**Required work**
Starting at the first line of the data, print each line verbatim up to and including the line bearing "control_err_minus = [1.0, 2.1, 2.7]", omitting pictures.

↓

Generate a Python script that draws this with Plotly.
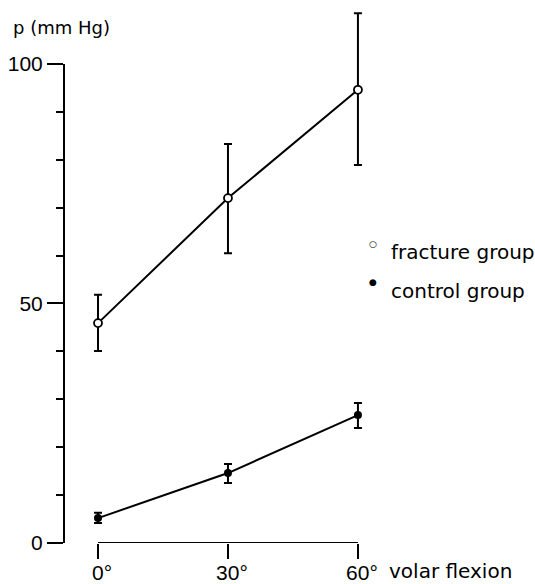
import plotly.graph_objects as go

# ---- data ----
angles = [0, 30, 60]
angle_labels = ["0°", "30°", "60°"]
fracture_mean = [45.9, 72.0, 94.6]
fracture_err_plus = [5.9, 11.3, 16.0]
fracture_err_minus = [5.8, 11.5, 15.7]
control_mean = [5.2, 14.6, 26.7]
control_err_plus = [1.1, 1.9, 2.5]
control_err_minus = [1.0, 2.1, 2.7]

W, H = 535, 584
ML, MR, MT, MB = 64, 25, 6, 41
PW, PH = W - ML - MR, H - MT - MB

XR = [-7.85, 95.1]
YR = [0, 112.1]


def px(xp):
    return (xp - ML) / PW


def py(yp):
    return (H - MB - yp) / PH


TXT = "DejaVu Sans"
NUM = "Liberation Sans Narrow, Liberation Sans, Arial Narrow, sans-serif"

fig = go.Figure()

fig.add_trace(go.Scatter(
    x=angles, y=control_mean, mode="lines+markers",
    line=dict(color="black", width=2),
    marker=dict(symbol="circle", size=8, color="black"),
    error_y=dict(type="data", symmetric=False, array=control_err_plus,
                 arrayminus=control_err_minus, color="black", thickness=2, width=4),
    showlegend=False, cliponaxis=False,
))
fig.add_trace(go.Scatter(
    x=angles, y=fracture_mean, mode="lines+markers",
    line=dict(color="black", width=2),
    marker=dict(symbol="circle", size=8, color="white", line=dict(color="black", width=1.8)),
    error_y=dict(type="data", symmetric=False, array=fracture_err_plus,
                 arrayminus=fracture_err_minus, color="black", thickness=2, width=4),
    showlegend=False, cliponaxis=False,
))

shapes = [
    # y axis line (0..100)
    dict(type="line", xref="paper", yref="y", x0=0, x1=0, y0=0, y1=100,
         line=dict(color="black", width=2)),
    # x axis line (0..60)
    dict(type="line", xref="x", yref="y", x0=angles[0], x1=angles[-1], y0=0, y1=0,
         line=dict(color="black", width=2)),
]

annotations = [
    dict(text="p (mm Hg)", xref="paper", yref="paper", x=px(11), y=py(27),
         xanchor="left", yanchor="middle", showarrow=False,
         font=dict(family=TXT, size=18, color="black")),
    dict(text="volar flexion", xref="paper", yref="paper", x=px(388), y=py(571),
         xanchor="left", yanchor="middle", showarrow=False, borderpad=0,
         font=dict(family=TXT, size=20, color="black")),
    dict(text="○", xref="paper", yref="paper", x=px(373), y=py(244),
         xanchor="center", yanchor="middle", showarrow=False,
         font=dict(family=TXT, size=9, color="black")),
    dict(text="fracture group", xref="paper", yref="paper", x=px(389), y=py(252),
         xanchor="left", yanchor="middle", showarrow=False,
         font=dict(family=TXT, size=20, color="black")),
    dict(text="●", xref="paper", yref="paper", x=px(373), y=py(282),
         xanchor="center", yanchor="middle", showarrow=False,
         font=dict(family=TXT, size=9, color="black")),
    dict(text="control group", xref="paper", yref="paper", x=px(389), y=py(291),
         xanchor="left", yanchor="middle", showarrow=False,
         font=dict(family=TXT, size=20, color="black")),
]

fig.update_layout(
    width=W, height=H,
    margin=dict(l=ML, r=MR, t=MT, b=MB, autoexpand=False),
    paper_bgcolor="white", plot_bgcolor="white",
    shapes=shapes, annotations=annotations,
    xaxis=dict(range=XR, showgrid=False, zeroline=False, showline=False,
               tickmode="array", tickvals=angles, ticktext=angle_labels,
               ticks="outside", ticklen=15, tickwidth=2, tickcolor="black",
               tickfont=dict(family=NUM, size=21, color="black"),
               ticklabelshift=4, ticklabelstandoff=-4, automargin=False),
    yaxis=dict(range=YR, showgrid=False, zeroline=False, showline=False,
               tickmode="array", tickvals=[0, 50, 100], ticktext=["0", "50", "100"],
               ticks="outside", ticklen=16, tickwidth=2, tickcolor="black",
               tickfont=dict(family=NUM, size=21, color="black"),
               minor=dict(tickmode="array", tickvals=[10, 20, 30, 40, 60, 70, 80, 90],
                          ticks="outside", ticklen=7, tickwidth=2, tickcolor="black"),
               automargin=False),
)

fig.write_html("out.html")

↑

**Exercise solution**
Generate a Python script that draws this with Plotly.
import plotly.graph_objects as go

# ---- data ----
angles = [0, 30, 60]
angle_labels = ["0°", "30°", "60°"]
fracture_mean = [45.9, 72.0, 94.6]
fracture_err_plus = [5.9, 11.3, 16.0]
fracture_err_minus = [5.8, 11.5, 15.7]
control_mean = [5.2, 14.6, 26.7]
control_err_plus = [1.1, 1.9, 2.5]
control_err_minus = [1.0, 2.1, 2.7]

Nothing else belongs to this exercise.